- What to produce
Copy out the data below from the line containing "Emit a Python" to the line containing "import seaborn as sns", both lines included, with all images left out.

- Data excerpts
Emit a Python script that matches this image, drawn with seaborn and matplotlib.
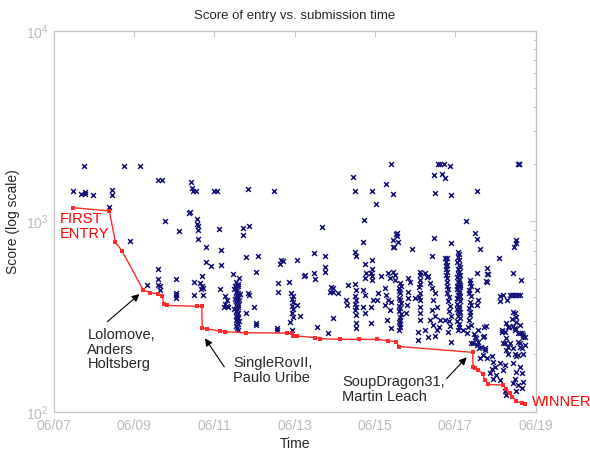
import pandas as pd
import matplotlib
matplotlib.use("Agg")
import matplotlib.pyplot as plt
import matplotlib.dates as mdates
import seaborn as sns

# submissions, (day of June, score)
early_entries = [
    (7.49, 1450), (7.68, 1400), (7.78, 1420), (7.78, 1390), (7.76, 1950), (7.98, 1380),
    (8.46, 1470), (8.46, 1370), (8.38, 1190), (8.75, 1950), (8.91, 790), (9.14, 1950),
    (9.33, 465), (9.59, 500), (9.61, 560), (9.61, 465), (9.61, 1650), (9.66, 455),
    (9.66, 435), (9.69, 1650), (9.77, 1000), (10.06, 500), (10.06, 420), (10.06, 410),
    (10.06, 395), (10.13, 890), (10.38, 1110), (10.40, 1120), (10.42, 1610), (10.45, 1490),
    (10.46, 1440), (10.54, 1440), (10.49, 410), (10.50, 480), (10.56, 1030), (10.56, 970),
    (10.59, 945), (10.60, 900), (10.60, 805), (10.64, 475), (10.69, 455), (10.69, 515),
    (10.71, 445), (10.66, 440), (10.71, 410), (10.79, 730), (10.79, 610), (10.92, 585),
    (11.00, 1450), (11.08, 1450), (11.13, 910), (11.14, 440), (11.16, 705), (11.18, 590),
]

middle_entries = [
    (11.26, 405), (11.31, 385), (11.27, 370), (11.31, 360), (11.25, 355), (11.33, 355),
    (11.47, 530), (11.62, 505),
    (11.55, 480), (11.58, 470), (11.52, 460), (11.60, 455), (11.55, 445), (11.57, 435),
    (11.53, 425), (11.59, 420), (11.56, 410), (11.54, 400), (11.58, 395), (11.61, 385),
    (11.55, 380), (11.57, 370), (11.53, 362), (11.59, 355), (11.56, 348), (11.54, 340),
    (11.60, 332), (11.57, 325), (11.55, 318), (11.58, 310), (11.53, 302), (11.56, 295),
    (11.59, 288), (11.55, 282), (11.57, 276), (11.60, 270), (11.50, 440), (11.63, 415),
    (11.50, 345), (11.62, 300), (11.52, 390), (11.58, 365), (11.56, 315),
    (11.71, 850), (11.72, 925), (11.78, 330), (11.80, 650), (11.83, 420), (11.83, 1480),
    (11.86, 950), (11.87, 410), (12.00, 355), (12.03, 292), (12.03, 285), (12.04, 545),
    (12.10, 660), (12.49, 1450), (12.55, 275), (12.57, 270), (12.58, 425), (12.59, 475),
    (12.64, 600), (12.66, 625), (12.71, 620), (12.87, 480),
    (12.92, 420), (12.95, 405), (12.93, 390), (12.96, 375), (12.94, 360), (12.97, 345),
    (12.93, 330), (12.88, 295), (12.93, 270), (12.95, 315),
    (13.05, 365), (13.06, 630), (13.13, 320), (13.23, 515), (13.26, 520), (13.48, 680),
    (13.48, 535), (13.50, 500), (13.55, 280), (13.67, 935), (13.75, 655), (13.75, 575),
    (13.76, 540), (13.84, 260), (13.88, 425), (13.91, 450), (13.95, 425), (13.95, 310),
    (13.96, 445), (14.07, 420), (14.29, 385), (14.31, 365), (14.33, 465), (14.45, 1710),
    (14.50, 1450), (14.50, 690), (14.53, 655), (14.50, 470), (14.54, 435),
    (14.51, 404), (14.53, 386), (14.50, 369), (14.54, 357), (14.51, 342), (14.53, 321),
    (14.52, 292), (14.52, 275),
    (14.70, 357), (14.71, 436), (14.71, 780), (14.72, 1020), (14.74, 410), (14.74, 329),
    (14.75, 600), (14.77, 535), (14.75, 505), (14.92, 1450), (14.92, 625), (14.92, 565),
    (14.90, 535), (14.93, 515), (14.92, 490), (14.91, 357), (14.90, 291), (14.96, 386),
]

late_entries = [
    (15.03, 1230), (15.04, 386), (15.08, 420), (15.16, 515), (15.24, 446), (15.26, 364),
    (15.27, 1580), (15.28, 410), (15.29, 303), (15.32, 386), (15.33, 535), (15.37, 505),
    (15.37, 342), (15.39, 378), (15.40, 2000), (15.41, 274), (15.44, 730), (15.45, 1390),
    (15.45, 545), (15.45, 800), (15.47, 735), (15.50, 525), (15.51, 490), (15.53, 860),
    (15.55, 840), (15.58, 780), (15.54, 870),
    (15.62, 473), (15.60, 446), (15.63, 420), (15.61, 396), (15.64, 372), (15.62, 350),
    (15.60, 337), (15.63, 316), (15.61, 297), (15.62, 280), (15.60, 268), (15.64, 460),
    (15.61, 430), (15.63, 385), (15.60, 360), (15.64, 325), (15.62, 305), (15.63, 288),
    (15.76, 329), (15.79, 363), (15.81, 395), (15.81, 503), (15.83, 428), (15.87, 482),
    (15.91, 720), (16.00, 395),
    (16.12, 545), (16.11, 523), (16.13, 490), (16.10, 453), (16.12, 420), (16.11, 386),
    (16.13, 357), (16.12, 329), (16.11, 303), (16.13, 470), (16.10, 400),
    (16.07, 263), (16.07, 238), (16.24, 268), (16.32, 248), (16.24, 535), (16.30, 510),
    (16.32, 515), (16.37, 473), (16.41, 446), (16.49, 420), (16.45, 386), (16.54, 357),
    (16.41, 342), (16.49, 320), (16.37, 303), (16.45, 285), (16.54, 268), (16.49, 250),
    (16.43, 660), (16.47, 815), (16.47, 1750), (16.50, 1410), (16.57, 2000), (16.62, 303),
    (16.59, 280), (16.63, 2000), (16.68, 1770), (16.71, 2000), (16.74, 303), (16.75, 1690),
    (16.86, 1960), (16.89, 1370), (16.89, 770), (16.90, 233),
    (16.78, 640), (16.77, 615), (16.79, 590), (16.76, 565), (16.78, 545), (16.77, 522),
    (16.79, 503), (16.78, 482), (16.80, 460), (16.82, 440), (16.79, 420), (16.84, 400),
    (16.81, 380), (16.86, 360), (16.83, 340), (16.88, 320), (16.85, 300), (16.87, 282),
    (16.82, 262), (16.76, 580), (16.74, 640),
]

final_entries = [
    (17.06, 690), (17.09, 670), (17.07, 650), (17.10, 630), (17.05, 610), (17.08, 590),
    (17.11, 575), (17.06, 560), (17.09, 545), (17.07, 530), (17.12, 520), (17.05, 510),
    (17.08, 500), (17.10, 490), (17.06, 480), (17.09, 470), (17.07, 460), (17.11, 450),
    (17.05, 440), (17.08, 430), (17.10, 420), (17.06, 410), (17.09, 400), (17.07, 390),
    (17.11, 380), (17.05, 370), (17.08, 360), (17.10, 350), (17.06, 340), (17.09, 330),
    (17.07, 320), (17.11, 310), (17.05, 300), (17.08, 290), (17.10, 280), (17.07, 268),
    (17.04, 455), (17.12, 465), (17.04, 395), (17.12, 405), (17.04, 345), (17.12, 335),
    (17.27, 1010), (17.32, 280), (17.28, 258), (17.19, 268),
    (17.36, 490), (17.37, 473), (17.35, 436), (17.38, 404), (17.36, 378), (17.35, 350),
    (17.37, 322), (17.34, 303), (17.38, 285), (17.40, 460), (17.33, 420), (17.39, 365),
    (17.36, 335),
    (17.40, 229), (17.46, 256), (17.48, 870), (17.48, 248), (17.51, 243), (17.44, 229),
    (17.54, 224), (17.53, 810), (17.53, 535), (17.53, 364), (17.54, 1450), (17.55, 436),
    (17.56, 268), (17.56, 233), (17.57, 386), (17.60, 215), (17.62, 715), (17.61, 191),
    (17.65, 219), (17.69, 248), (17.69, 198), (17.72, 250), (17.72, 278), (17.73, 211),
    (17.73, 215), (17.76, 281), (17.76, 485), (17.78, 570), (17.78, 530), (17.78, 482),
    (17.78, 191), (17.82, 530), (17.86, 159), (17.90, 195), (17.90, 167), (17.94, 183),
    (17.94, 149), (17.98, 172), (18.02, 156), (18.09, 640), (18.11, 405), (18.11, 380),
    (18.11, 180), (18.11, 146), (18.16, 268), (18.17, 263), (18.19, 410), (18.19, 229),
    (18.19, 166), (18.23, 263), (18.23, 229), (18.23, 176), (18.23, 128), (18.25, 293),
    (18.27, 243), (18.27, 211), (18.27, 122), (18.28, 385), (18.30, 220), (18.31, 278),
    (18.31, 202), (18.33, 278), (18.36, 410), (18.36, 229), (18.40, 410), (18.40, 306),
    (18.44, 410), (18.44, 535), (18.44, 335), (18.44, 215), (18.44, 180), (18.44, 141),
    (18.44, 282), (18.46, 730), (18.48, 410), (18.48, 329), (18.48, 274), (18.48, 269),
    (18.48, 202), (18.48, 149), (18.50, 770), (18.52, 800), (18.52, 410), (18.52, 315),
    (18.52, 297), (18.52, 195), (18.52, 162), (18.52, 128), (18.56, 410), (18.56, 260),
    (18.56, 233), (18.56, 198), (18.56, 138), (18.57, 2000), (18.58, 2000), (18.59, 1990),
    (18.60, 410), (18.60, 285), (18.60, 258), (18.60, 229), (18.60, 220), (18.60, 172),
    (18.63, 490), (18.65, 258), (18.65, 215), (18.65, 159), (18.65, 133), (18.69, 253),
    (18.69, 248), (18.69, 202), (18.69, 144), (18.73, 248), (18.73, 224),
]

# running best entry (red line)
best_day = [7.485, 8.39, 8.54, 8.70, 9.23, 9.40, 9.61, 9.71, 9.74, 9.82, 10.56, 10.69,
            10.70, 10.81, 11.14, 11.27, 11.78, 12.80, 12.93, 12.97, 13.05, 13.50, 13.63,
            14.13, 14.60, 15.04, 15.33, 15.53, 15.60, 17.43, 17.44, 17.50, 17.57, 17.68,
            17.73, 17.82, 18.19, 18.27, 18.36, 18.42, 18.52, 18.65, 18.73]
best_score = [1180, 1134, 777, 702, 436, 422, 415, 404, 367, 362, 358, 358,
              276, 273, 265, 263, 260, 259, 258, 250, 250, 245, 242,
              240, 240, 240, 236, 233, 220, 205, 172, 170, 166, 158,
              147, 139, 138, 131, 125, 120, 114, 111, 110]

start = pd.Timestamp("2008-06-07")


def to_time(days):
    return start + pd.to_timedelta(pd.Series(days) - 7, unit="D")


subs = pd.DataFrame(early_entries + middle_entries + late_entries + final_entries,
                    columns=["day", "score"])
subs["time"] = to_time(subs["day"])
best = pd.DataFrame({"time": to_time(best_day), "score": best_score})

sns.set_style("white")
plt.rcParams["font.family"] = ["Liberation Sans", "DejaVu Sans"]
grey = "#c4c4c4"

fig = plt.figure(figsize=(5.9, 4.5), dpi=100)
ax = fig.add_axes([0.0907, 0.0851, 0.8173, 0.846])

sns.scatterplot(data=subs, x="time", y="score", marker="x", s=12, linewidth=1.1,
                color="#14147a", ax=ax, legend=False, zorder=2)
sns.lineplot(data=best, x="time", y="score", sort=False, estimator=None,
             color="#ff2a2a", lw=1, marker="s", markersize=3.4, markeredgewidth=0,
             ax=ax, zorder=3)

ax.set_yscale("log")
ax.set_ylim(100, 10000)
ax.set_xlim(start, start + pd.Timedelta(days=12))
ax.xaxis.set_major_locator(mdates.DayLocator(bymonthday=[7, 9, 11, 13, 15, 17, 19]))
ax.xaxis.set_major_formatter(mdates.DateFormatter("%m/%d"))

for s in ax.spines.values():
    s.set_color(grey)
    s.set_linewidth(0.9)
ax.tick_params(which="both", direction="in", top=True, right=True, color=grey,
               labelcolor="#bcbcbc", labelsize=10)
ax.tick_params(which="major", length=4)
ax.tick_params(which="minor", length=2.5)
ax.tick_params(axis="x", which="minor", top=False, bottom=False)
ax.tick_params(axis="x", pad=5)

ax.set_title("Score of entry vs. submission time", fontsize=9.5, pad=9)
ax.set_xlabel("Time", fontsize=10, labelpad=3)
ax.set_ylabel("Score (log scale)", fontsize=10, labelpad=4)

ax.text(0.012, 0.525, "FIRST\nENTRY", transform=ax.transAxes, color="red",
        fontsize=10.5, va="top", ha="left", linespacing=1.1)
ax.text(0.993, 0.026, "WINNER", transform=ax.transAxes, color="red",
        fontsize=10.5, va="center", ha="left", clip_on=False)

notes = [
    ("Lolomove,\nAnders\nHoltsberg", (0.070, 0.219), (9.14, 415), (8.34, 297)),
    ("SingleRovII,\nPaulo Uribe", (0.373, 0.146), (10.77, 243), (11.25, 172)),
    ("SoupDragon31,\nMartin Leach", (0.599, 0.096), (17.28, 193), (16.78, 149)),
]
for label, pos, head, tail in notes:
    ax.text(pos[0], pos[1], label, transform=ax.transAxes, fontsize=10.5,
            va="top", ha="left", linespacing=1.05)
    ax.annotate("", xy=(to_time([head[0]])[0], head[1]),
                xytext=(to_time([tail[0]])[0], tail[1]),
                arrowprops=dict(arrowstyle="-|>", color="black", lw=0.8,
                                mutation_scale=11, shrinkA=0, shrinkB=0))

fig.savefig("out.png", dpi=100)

...

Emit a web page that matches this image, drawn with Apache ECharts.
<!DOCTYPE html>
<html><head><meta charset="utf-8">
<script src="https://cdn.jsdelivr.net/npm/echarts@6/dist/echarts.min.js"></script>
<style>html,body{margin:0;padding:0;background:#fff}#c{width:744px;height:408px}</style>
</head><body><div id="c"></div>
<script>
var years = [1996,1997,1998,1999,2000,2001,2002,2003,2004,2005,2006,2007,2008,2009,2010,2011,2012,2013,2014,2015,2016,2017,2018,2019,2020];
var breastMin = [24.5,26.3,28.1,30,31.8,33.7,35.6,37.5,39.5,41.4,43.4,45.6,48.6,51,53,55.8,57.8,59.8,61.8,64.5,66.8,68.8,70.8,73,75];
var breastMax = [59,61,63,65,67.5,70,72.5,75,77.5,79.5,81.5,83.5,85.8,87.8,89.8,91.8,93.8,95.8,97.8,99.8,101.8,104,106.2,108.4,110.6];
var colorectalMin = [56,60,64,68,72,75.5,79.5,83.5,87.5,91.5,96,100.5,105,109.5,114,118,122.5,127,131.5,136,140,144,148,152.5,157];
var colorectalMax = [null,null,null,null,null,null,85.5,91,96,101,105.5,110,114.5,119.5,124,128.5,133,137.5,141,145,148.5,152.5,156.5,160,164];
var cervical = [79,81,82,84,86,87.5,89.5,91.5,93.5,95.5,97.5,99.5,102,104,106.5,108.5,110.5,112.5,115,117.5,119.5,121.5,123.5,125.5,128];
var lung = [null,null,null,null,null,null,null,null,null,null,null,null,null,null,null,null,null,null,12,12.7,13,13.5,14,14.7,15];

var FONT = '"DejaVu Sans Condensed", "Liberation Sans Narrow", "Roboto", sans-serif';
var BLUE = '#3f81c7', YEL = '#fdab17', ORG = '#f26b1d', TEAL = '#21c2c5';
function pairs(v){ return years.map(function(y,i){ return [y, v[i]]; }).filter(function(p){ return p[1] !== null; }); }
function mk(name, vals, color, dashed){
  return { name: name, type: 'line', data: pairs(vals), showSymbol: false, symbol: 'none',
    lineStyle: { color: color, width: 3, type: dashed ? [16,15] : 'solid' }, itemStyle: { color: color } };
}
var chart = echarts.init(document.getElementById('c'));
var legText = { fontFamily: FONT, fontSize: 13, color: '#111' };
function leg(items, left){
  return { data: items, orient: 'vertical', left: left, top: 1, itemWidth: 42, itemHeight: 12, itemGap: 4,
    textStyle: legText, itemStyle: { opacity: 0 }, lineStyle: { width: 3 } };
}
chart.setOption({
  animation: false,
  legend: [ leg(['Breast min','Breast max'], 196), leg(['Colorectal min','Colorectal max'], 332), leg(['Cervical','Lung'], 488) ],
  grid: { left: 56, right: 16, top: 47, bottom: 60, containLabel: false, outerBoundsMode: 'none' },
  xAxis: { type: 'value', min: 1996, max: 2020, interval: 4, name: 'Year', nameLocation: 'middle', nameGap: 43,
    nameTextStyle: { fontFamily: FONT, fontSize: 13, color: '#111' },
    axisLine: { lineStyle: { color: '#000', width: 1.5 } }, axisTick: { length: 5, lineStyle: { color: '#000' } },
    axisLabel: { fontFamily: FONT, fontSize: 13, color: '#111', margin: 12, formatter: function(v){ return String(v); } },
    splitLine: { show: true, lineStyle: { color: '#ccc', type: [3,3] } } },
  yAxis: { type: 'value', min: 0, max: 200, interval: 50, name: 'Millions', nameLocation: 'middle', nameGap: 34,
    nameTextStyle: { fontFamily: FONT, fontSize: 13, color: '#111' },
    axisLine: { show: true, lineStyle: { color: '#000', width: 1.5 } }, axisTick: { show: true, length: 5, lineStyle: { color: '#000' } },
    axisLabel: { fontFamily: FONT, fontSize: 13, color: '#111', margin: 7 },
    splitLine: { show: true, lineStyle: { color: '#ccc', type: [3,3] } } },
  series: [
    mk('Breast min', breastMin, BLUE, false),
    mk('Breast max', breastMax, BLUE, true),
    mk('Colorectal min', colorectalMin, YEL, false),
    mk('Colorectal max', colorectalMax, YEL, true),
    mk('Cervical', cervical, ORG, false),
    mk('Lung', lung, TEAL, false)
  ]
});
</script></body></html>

- Written answer
Emit a Python script that matches this image, drawn with seaborn and matplotlib.
import pandas as pd
import matplotlib
matplotlib.use("Agg")
import matplotlib.pyplot as plt
import matplotlib.dates as mdates
import seaborn as sns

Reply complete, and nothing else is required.